福島県福島市/平成24年3月現在
地震が発生したときは午睡の時間でしたが、福島県内の保育所では、園にいた子どもは全て安全に避難することができました。地震と津波そのものによる被害は全壊が2園、液状化による休園が2園でした。しかしながら、その後の福島第一原発の事故に伴う影響が大きくのしかかっています。
福島県保育協議会(以下、「県保協」)は、県内を5つの支部に分けて活動しています。そのうちの第一原発周辺の相双支部の役員がようやく県保協の会議に出席できるようになったのは11月末でした。県保協会長の川口孝司さん(のぞみ保育園園長・会津若松市)は、「相双支部の保育所は広域避難で分散したり、とどまったところも大変な状況にあったため、その実情を把握するのが非常に難しかった」と話します。
緊急時避難準備区域に子どもが残った
相双支部にある南相馬市では、原発事故によって市内の小高・原町・鹿島地区のうち小高が立ち入ることのできない「警戒区域」、原町が「緊急時避難準備区域(9月末に解除)」となりました。被災直後は南相馬市内の全ての保育所が休園となり、休園している間は保育士も避難所の炊き出しに追われました。
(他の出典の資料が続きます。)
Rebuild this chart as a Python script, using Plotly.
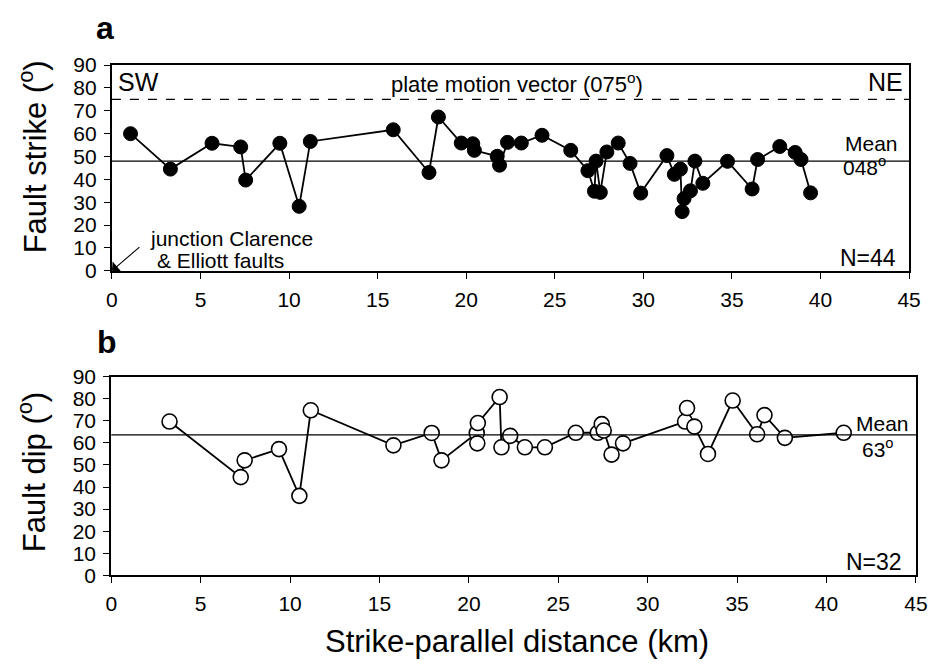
import plotly.graph_objects as go

# ---- data ----
strike_km = [1.05, 3.3, 5.65, 7.27, 7.55, 9.48, 10.57, 11.2, 15.88, 17.9, 18.43,
             19.72, 20.37, 20.46, 21.75, 21.88, 22.33, 23.11, 24.28, 25.9, 26.87,
             27.24, 27.33, 27.57, 27.94, 28.58, 29.25, 29.85, 31.33, 31.75, 32.09,
             32.19, 32.3, 32.66, 32.91, 33.36, 34.75, 36.14, 36.45, 37.7, 38.57,
             38.9, 39.44]
strike_deg = [60.0, 44.5, 55.8, 54.2, 39.7, 55.8, 28.2, 56.6, 61.7, 43.0, 67.3,
              55.9, 55.6, 52.7, 50.1, 46.2, 56.2, 55.9, 59.3, 52.7, 43.8,
              34.8, 48.0, 34.3, 52.0, 55.9, 47.0, 34.0, 50.4, 42.2, 44.5,
              25.9, 31.6, 35.0, 48.0, 38.3, 47.9, 35.8, 48.7, 54.4, 51.8,
              48.7, 34.1]

dip_km = [3.26, 7.24, 7.46, 9.38, 10.52, 11.16, 15.78, 17.92, 18.47, 20.44, 20.47,
          20.5, 21.72, 21.82, 22.31, 23.13, 24.25, 25.98, 27.21, 27.43, 27.54,
          27.98, 28.62, 32.09, 32.2, 32.61, 33.37, 34.75, 36.12, 36.53, 37.67, 40.96]
dip_deg = [69.7, 44.5, 52.1, 57.2, 36.0, 74.8, 58.9, 64.5, 52.1, 64.5, 59.8,
           69.0, 80.8, 58.0, 63.2, 58.0, 58.0, 64.6, 64.6, 68.5, 65.6,
           54.7, 59.8, 69.7, 75.8, 67.4, 55.0, 79.2, 63.9, 72.6, 62.3, 64.6]

mean_strike = 48
mean_dip = 63.6
plate_motion = 75
x_ticks = [0, 5, 10, 15, 20, 25, 30, 35, 40, 45]
y_ticks = [0, 10, 20, 30, 40, 50, 60, 70, 80, 90]

FONT = "Liberation Sans, Arial, sans-serif"
W, H = 940, 670

def px(x):
    return x / W

def py(y):
    return 1 - y / H

fig = go.Figure()

fig.add_trace(go.Scatter(
    x=strike_km, y=strike_deg, mode="lines+markers",
    line=dict(color="black", width=1.8),
    marker=dict(size=14, color="black", line=dict(color="black", width=1)),
    xaxis="x", yaxis="y", showlegend=False, cliponaxis=False))

fig.add_trace(go.Scatter(
    x=dip_km, y=dip_deg, mode="lines+markers",
    line=dict(color="black", width=1.8),
    marker=dict(size=15, color="white", line=dict(color="black", width=1.6)),
    xaxis="x2", yaxis="y2", showlegend=False, cliponaxis=False))

axis_common = dict(
    showgrid=False, zeroline=False, showline=True, linecolor="black", linewidth=2,
    mirror=True, ticks="outside", ticklen=6, tickwidth=1, tickcolor="black",
    tickfont=dict(family=FONT, size=21, color="black"), ticklabelstandoff=3,
)

fig.update_layout(
    width=W, height=H, margin=dict(l=0, r=0, t=0, b=0),
    paper_bgcolor="white", plot_bgcolor="white",
    font=dict(family=FONT, color="black"),
    xaxis=dict(domain=[px(108), px(920.7)], range=[0, 45], tickvals=x_ticks,
               anchor="y", **axis_common),
    yaxis=dict(domain=[py(268), py(55)], range=[0, 90], tickvals=y_ticks,
               anchor="x", **axis_common),
    xaxis2=dict(domain=[px(107.3), px(927.7)], range=[0, 45], tickvals=x_ticks,
                anchor="y2", **axis_common),
    yaxis2=dict(domain=[py(583.3), py(377.7)], range=[0, 90], tickvals=y_ticks,
                anchor="x2", **axis_common),
)

# reference lines
fig.add_shape(type="line", xref="x domain", yref="y", x0=0, x1=1,
              y0=mean_strike, y1=mean_strike, line=dict(color="black", width=1.3))
fig.add_shape(type="line", xref="x domain", yref="y", x0=0, x1=1,
              y0=plate_motion, y1=plate_motion,
              line=dict(color="black", width=1.3, dash="dash"))
fig.add_shape(type="line", xref="x2 domain", yref="y2", x0=0, x1=1,
              y0=mean_dip, y1=mean_dip, line=dict(color="black", width=1.3))

def txt(text, x, y, size, xanchor="center", yanchor="middle", bold=False, angle=0, align="left"):
    if bold:
        text = "<b>" + text + "</b>"
    fig.add_annotation(text=text, x=px(x), y=py(y), xref="paper", yref="paper",
                       showarrow=False, xanchor=xanchor, yanchor=yanchor,
                       textangle=angle, align=align,
                       font=dict(family=FONT, size=size, color="black"))

# panel labels
txt("a", 101, 17, 32, bold=True)
txt("b", 103, 342, 32, bold=True)

# axis titles
txt("Fault strike (<sup>o</sup>)", 27, 150, 31, angle=-90)
txt("Fault dip (<sup>o</sup>)", 26, 477, 31, angle=-90)
txt("Strike-parallel distance (km)", 521, 652, 31)

# in-plot text, panel a
txt("SW", 112, 73, 25, xanchor="left")
txt("NE", 917, 73, 25, xanchor="right")
txt("plate motion vector (075<sup>o</sup>)", 521, 74, 22)
txt("Mean", 853, 150, 21, xanchor="left", yanchor="bottom")
txt("048<sup>o</sup>", 851, 144, 21, xanchor="left", yanchor="top")
txt("N=44", 909, 255, 23, xanchor="right")
txt("junction Clarence", 145, 235, 21, xanchor="left")
txt("&amp; Elliott faults", 152, 257, 21, xanchor="left")

# arrow to junction at origin
fig.add_annotation(x=0, y=0, xref="x", yref="y", text="", showarrow=True,
                   ax=29, ay=-25, arrowhead=1, arrowsize=2, arrowwidth=1.1,
                   arrowcolor="black", standoff=0)

# in-plot text, panel b
txt("Mean", 865, 440, 21, xanchor="left", yanchor="bottom")
txt("63<sup>o</sup>", 871, 436, 21, xanchor="left", yanchor="top")
txt("N=32", 916, 570, 23, xanchor="right")

fig.write_html("out.html")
その後、市内に残って働く人たちの保育需要に応じるため、5月6日に公立2園が臨時開園するとともに、私立3園が合同で地域の公民館を借用して臨時開園しました。
11月末の県保協の会議に出席した南相馬市の保育所の園長や保育士たちは「過酷な保育状況だった。保護者は、臨時開園した園に子どもを預けて市内で従事することに『仕事のためとはいえ、小さな子どもを抱えて、ここにとどまってよいのか…』という葛藤に苦しんでいた。未だに市内には小児科医がいない。保育所の子どもたちは限られた屋内のスペースで時間を決めて交替で遊んでいるが、やはりその時間になるといきいきとした表情になる。かけっこや鬼ごっこをさせてあげられないのが非常に苦しい。秋にお母さんが『リレー、見たかったな…』とつぶやいたのが切なかった」と話します。
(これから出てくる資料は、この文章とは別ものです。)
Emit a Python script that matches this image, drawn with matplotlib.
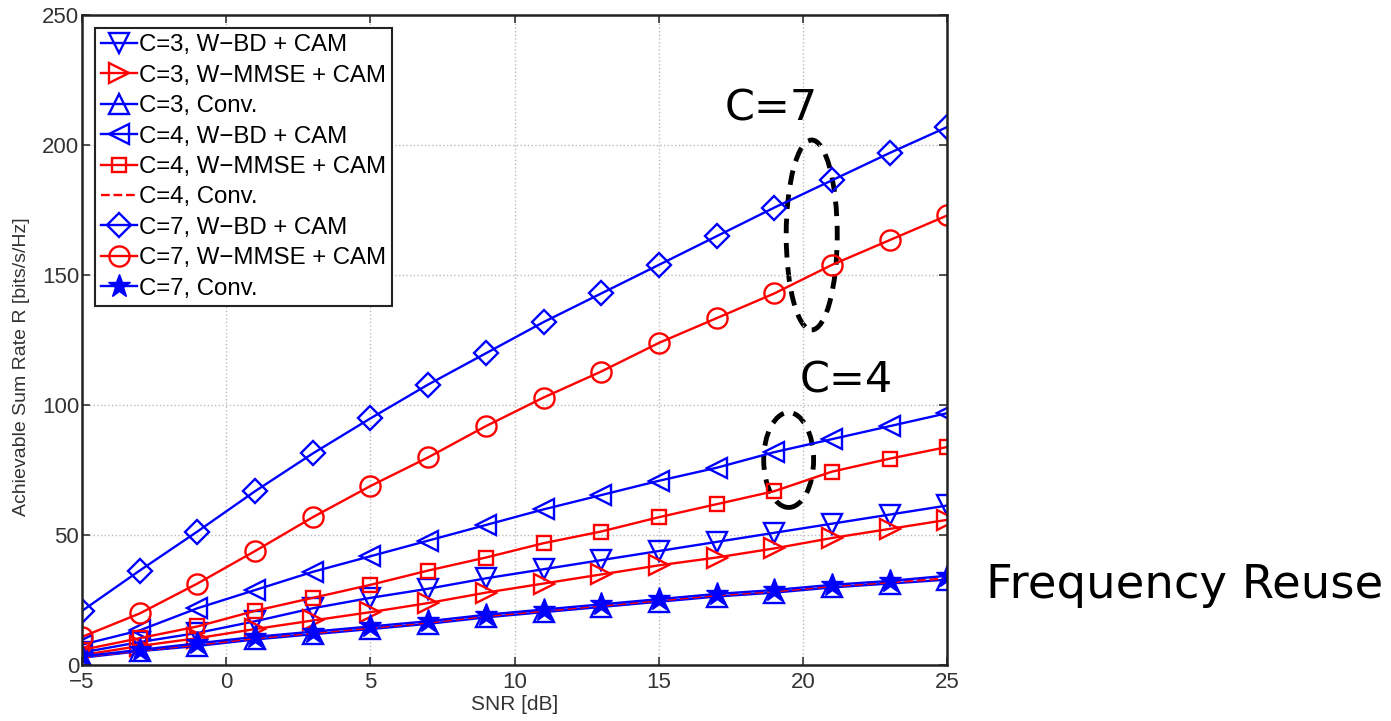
import matplotlib.pyplot as plt
from matplotlib.patches import Ellipse

# SNR points (dB)
snr = [-5, -3, -1, 1, 3, 5, 7, 9, 11, 13, 15, 17, 19, 21, 23, 25]

# Achievable sum rate per scheme (bits/s/Hz)
c3_wbd = [5, 9, 12.5, 17, 22, 26, 29.5, 33.5, 37, 40.5, 44, 47.5, 51, 54.5, 58, 61.5]
c3_wmmse = [4, 7.5, 10.5, 14, 17.3, 20.5, 24, 28, 31.5, 35, 38.5, 41.5, 45, 49, 52.5, 56]
c3_conv = [3, 5.5, 7.5, 10, 12, 14, 16, 18.5, 20.5, 22.5, 24.5, 26.5, 28, 30, 31.5, 33]
c4_wbd = [8, 13.5, 22, 29, 36, 42, 48, 54, 60, 65.5, 71, 76, 82, 87, 92, 97]
c4_wmmse = [6, 10.5, 15, 21, 26, 31, 36.5, 41.5, 47, 51.5, 57, 62, 67, 74.5, 79.5, 84]
c4_conv = [3.3, 5.8, 8, 10.5, 12.5, 14.5, 16.5, 19, 21, 23, 25, 27, 28.5, 30.5, 32, 33.5]
c7_wbd = [21, 36.5, 51.5, 67, 81.5, 95, 108, 120, 132, 143, 154, 165, 176, 186.5, 197, 207]
c7_wmmse = [11, 20, 31.5, 44, 57, 69, 80, 92, 103, 113, 124, 133.5, 143, 154, 163.5, 173]
c7_conv = [3.5, 6, 8.5, 11, 13, 15, 17, 19.5, 21.5, 23.5, 25.5, 27.5, 29, 31, 32.5, 34.5]

plt.rcParams['font.family'] = ['Liberation Sans', 'DejaVu Sans']

fig = plt.figure(figsize=(13.91, 7.21), dpi=100)
ax = fig.add_axes([0.059, 0.077, 0.622, 0.902])

lw = 1.7
mk = dict(mfc='none', mew=1.7, lw=lw)
ax.plot(snr, c3_wbd, 'b-', marker='v', ms=14, label='C=3, W\u2212BD + CAM', **mk)
ax.plot(snr, c3_wmmse, 'r-', marker='>', ms=14, label='C=3, W\u2212MMSE + CAM', **mk)
ax.plot(snr, c3_conv, 'b-', marker='^', ms=14, label='C=3, Conv.', **mk)
ax.plot(snr, c4_wbd, 'b-', marker='<', ms=14, label='C=4, W\u2212BD + CAM', **mk)
ax.plot(snr, c4_wmmse, 'r-', marker='s', ms=10.5, label='C=4, W\u2212MMSE + CAM', **mk)
ax.plot(snr, c4_conv, 'r--', lw=lw, label='C=4, Conv.')
ax.plot(snr, c7_wbd, 'b-', marker='D', ms=12, label='C=7, W\u2212BD + CAM', **mk)
ax.plot(snr, c7_wmmse, 'r-', marker='o', ms=14.5, label='C=7, W\u2212MMSE + CAM', **mk)
ax.plot(snr, c7_conv, 'b-', marker='*', ms=17, lw=lw, label='C=7, Conv.')

ax.set_xlim(-5, 25)
ax.set_ylim(0, 250)
ax.set_xticks([-5, 0, 5, 10, 15, 20, 25])
ax.set_yticks([0, 50, 100, 150, 200, 250])
ax.tick_params(direction='in', length=6, width=1.2, labelsize=16, colors='#333333',
               top=True, right=True)
ax.tick_params(axis='y', pad=2)
ax.tick_params(axis='x', pad=5)
for s in ax.spines.values():
    s.set_linewidth(1.8)
    s.set_color('#222222')
ax.grid(True, linestyle=':', color='#bbbbbb', linewidth=1)
ax.set_xlabel('SNR [dB]', fontsize=15, color='#333333', labelpad=1)
ax.set_ylabel('Achievable Sum Rate R [bits/s/Hz]', fontsize=14, color='#333333')
ax.yaxis.set_label_coords(-0.06, 0.46)

leg = ax.legend(loc='upper left', fontsize=17.3, handlelength=1.5, handletextpad=0.05,
                labelspacing=0.35, borderpad=0.25, borderaxespad=0.55, fancybox=False,
                framealpha=1, edgecolor='#222222')
leg.get_frame().set_linewidth(1.5)

# dashed ellipses marking the C=7 and C=4 groups
ax.add_patch(Ellipse((20.3, 165.5), 1.77, 73, fill=False, ls=(0, (3, 2)), lw=3.5, color='black'))
ax.add_patch(Ellipse((19.5, 79), 1.73, 36.5, fill=False, ls=(0, (3, 2)), lw=3.5, color='black'))

ax.text(18.9, 209.5, 'C=7', fontsize=31, family='DejaVu Sans', ha='center', va='baseline')
ax.text(21.5, 105, 'C=4', fontsize=31, family='DejaVu Sans', ha='center', va='baseline')
fig.text(0.709, 0.171, 'Frequency Reuse', fontsize=33.5, family='DejaVu Sans', ha='left', va='baseline')

fig.savefig('out.png', dpi=100)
そして、避難に伴い減ってしまった園児が戻ってくるのか、先行きの見通すことのできない不安を抱えています。
園児の発達への影響が危惧される
福島県内では放射線の子どもへの配慮のため、会津地区を除く保育所が外遊びを見合わせた保育を強いられました。県保協副会長の國井隆介さん(エムポリアム並木保育園園長・郡山市)は、「外遊びの不足による園児の発達への影響が危惧される。それは体重の増加率が例年の半分にとどまるなどのデータにも出てきている。木の実や落ち葉で遊んだり、雪遊びができないなど、自然との遊びが閉ざされるのは、子どもの成長と発達を支援する保育所にとって厳しい状況だ。発達段階ごとのその時期にしか感じることのできない自然に対する経験の不足は、後からでは埋めることができない」と指摘します。
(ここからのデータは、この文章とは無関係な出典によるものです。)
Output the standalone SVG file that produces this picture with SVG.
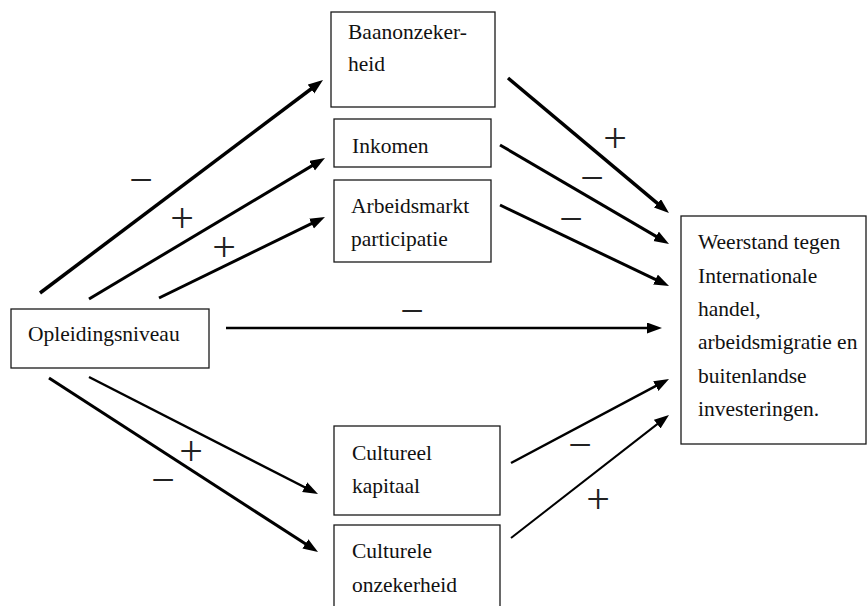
<svg xmlns="http://www.w3.org/2000/svg" width="868" height="606" viewBox="0 0 868 606">
<style>
  .box { fill: #fff; stroke: #1a1a1a; stroke-width: 1.3; }
  .t { font-family: "Liberation Serif", "Times New Roman", serif; font-size: 21.5px; fill: #111; }
  .s { font-family: "Liberation Serif", "Times New Roman", serif; font-size: 42px; fill: #222; text-anchor: middle; }
  .c line { stroke: #000; fill: none; marker-end: url(#ah); }
</style>
<defs>
  <marker id="ah" markerUnits="userSpaceOnUse" markerWidth="16" markerHeight="12" refX="5" refY="5.5" orient="auto" viewBox="0 0 16 12">
    <path d="M0,0 L15,5.5 L0,11 z" fill="#000"/>
  </marker>
</defs>
<rect width="868" height="606" fill="#fff"/>

<g id="baanonzekerheid">
  <rect class="box" x="331" y="12" width="164" height="95"/>
  <text class="t" x="348" y="39">Baanonzeker-</text>
  <text class="t" x="348" y="71">heid</text>
</g>
<g id="inkomen">
  <rect class="box" x="334" y="119" width="157" height="48"/>
  <text class="t" x="352" y="153">Inkomen</text>
</g>
<g id="arbeidsmarkt">
  <rect class="box" x="334" y="180" width="157" height="82"/>
  <text class="t" x="351" y="213">Arbeidsmarkt</text>
  <text class="t" x="351" y="246">participatie</text>
</g>
<g id="opleidingsniveau">
  <rect class="box" x="11" y="309" width="198" height="59"/>
  <text class="t" x="28" y="341">Opleidingsniveau</text>
</g>
<g id="weerstand">
  <rect class="box" x="681" y="216" width="185" height="228"/>
  <text class="t" x="698" y="249">Weerstand tegen</text>
  <text class="t" x="698" y="283">Internationale</text>
  <text class="t" x="698" y="316">handel,</text>
  <text class="t" x="698" y="349">arbeidsmigratie en</text>
  <text class="t" x="698" y="383">buitenlandse</text>
  <text class="t" x="698" y="416">investeringen.</text>
</g>
<g id="cultureel-kapitaal">
  <rect class="box" x="334" y="426" width="166" height="89"/>
  <text class="t" x="352" y="460">Cultureel</text>
  <text class="t" x="352" y="493">kapitaal</text>
</g>
<g id="culturele-onzekerheid">
  <rect class="box" x="334" y="525" width="166" height="90"/>
  <text class="t" x="352" y="558">Culturele</text>
  <text class="t" x="352" y="592">onzekerheid</text>
</g>

<g id="connectors" class="c">
  <line x1="40" y1="293" x2="315.0" y2="86.0" stroke-width="3.5"/>
  <line x1="89" y1="299" x2="316.4" y2="163.1" stroke-width="3"/>
  <line x1="159" y1="298" x2="316.0" y2="221.4" stroke-width="3"/>
  <line x1="226" y1="328" x2="652" y2="328" stroke-width="2.5"/>
  <line x1="89" y1="377" x2="309.1" y2="489.5" stroke-width="2.5"/>
  <line x1="49" y1="378" x2="309.6" y2="546.6" stroke-width="3"/>
  <line x1="508" y1="78" x2="661.3" y2="206.6" stroke-width="3.5"/>
  <line x1="500" y1="145" x2="660.4" y2="238.9" stroke-width="3"/>
  <line x1="500" y1="205" x2="660.0" y2="281.7" stroke-width="3"/>
  <line x1="511" y1="463" x2="660.2" y2="383.7" stroke-width="2.5"/>
  <line x1="511" y1="538" x2="661.1" y2="421.1" stroke-width="2"/>
</g>

<g id="signs">
  <text class="s" x="141" y="194">−</text>
  <text class="s" x="182" y="232">+</text>
  <text class="s" x="224" y="261">+</text>
  <text class="s" x="615" y="152">+</text>
  <text class="s" x="592" y="192">−</text>
  <text class="s" x="571" y="233">−</text>
  <text class="s" x="412" y="325">−</text>
  <text class="s" x="191" y="465">+</text>
  <text class="s" x="163" y="494">−</text>
  <text class="s" x="580" y="459">−</text>
  <text class="s" x="598" y="513">+</text>
</g>
</svg>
國井さんの保育所では、震災発生時、午睡していた子どもを園庭に避難させましたが、ちょうど雪が降ってきたため、一つの部屋に子どもたちを集めて毛布で暖を取りました。保護者と連絡をとることができず、ただ待つだけでした。翌日以降、施設の安全確認の間、休園しました。給食にもめどが立った3月23日には再開し、4月には法人で自主的に園庭の表土を張り替えました。しかしながら、外遊びについて保護者にアンケートをとったところ、3~4割の保護者が不安視していたことから、全員の外遊びを見合わせています。夏にはプールでの水遊びもできませんでした。それでも、屋内のホールで壁にマットを置いたり、力を出せる遊びに苦心しています。バスの無料貸出しの支援を受けて、県外への遠足も3回、実施してきました。
さらに、県保協会長の川口さんは「食べ物の安全性を簡易でもよいから園が自ら検査できる体制が必要だ。自分たちで保護者に『安全ですよ』と言えるようにしたい。また、私立の保育所では代替の場所の確保、補修や除染が経営上の課題となっている」と話します。
先が見えない不安の中、限られた条件のもと、子どもの発達と保護者の安心に保育所は懸命に応えようとしています。